- SHORT EXERCISE
Copy the data precisely, character for character, and leave out every picture.

- DATA EXCERPT
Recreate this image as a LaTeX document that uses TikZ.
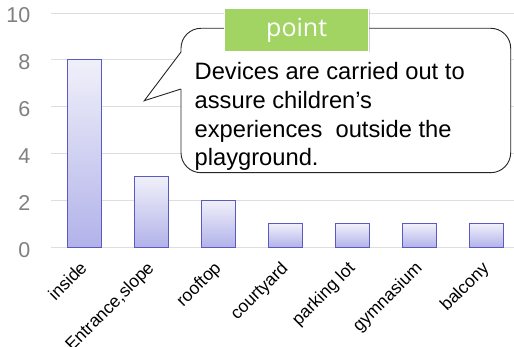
\documentclass[tikz,border=0pt]{standalone}
\usepackage{fontspec}
\setmainfont{Liberation Sans}
\newfontfamily\pointfont{Open Sans}
\usetikzlibrary{shadows}
\definecolor{gridc}{HTML}{DEDEDE}
\definecolor{barline}{HTML}{5A5AC0}
\definecolor{bartop}{HTML}{F0F0FA}
\definecolor{barbot}{HTML}{B2B2EA}
\definecolor{ticklab}{HTML}{808080}
\definecolor{pointgreen}{HTML}{A2D463}
\begin{document}
\begin{tikzpicture}[x=1pt,y=1pt,
  gridline/.style={draw=gridc,line width=0.9pt},
  bar/.style={draw=barline,line width=0.9pt,top color=bartop,bottom color=barbot,minimum width=34.5pt,inner sep=0,anchor=south},
  ylab/.style={anchor=east,inner sep=0,text=ticklab,font=\fontsize{21.5}{24}\selectfont},
  xlab/.style={anchor=base east,inner sep=0,rotate=45,font=\fontsize{17.5}{20}\selectfont},
  callout/.style={draw=black!85,line width=0.9pt,fill=white},
  pointbox/.style={fill=pointgreen,draw=white,line width=1.3pt,minimum width=144pt,minimum height=43pt,inner sep=0,
    drop shadow={shadow xshift=0.8pt,shadow yshift=-0.8pt,opacity=0.35},
    text=white,font=\pointfont\fontsize{25}{28}\selectfont},
]
\useasboundingbox (0,0) rectangle (514,347);
% grid
\foreach \v/\n in {0/g0,2/g2,4/g4,6/g6,8/g8,10/g10}{
  \coordinate (\n s) at (51,99.3+23.47*\v);
  \coordinate (\n e) at (514,99.3+23.47*\v);
  \draw[gridline] (\n s) -- (\n e);
  \node[ylab] (\n l) at (30.5,99.3+23.47*\v-2.5) {\v};
}
% bars
\foreach \i/\val/\lab in {1/8/inside,2/3/{Entrance,slope},3/2/rooftop,4/1/courtyard,5/1/parking lot,6/1/gymnasium,7/1/balcony}{
  \node[bar,minimum height=23.47*\val pt] (b\i) at (84.5+67*\i-67,99.3) {};
  \node[xlab] (x\i) at (88+67*\i-67,78) {\lab};
}
% callout
\path[callout,draw=none] (181,258) -- (181,174.3) -- (511,174.3) -- (511,318.7) -- (181,318.7) -- cycle;
\draw[callout,fill=none,rounded corners=20pt] (181,295) -- (181,318.7) -- (510.7,318.7) -- (510.7,174.3) -- (181,174.3) -- (181,258);
\fill[white] (181.5,295) -- (144.3,246.3) -- (181.5,258) -- cycle;
\coordinate (ptip) at (144.3,246.3);
\coordinate (pa) at (181,295);
\coordinate (pb) at (181,258);
\draw[callout,fill=none,line join=miter] (pa) -- (ptip) -- (pb);
\node[anchor=north west,inner sep=0,align=left,font=\fontsize{23.7}{28.6}\selectfont] (txt) at (194.5,284.5)
  {Devices are carried out to\\assure children’s\\experiences\ \ outside the\\playground.};
% point box
\node[pointbox] (pt) at (296.7,317) {point};
\end{tikzpicture}
\end{document}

- RESULT OF THIS TASK
Recreate this image as a LaTeX document that uses TikZ.
\documentclass[tikz,border=0pt]{standalone}
\usepackage{fontspec}
\setmainfont{Liberation Sans}
\newfontfamily\pointfont{Open Sans}
\usetikzlibrary{shadows}
\definecolor{gridc}{HTML}{DEDEDE}
\definecolor{barline}{HTML}{5A5AC0}
\definecolor{bartop}{HTML}{F0F0FA}
\definecolor{barbot}{HTML}{B2B2EA}
\definecolor{ticklab}{HTML}{808080}
\definecolor{pointgreen}{HTML}{A2D463}
\begin{document}
\begin{tikzpicture}[x=1pt,y=1pt,
  gridline/.style={draw=gridc,line width=0.9pt},
  bar/.style={draw=barline,line width=0.9pt,top color=bartop,bottom color=barbot,minimum width=34.5pt,inner sep=0,anchor=south},
  ylab/.style={anchor=east,inner sep=0,text=ticklab,font=\fontsize{21.5}{24}\selectfont},
  xlab/.style={anchor=base east,inner sep=0,rotate=45,font=\fontsize{17.5}{20}\selectfont},
  callout/.style={draw=black!85,line width=0.9pt,fill=white},
  pointbox/.style={fill=pointgreen,draw=white,line width=1.3pt,minimum width=144pt,minimum height=43pt,inner sep=0,
    drop shadow={shadow xshift=0.8pt,shadow yshift=-0.8pt,opacity=0.35},
    text=white,font=\pointfont\fontsize{25}{28}\selectfont},
]
\useasboundingbox (0,0) rectangle (514,347);
% grid
\foreach \v/\n in {0/g0,2/g2,4/g4,6/g6,8/g8,10/g10}{
  \coordinate (\n s) at (51,99.3+23.47*\v);
  \coordinate (\n e) at (514,99.3+23.47*\v);
  \draw[gridline] (\n s) -- (\n e);
  \node[ylab] (\n l) at (30.5,99.3+23.47*\v-2.5) {\v};
}
% bars
\foreach \i/\val/\lab in {1/8/inside,2/3/{Entrance,slope},3/2/rooftop,4/1/courtyard,5/1/parking lot,6/1/gymnasium,7/1/balcony}{
  \node[bar,minimum height=23.47*\val pt] (b\i) at (84.5+67*\i-67,99.3) {};
  \node[xlab] (x\i) at (88+67*\i-67,78) {\lab};
}
% callout
\path[callout,draw=none] (181,258) -- (181,174.3) -- (511,174.3) -- (511,318.7) -- (181,318.7) -- cycle;
\draw[callout,fill=none,rounded corners=20pt] (181,295) -- (181,318.7) -- (510.7,318.7) -- (510.7,174.3) -- (181,174.3) -- (181,258);
\fill[white] (181.5,295) -- (144.3,246.3) -- (181.5,258) -- cycle;
\coordinate (ptip) at (144.3,246.3);
\coordinate (pa) at (181,295);
\coordinate (pb) at (181,258);
\draw[callout,fill=none,line join=miter] (pa) -- (ptip) -- (pb);
\node[anchor=north west,inner sep=0,align=left,font=\fontsize{23.7}{28.6}\selectfont] (txt) at (194.5,284.5)
  {Devices are carried out to\\assure children’s\\experiences\ \ outside the\\playground.};
% point box
\node[pointbox] (pt) at (296.7,317) {point};
\end{tikzpicture}
\end{document}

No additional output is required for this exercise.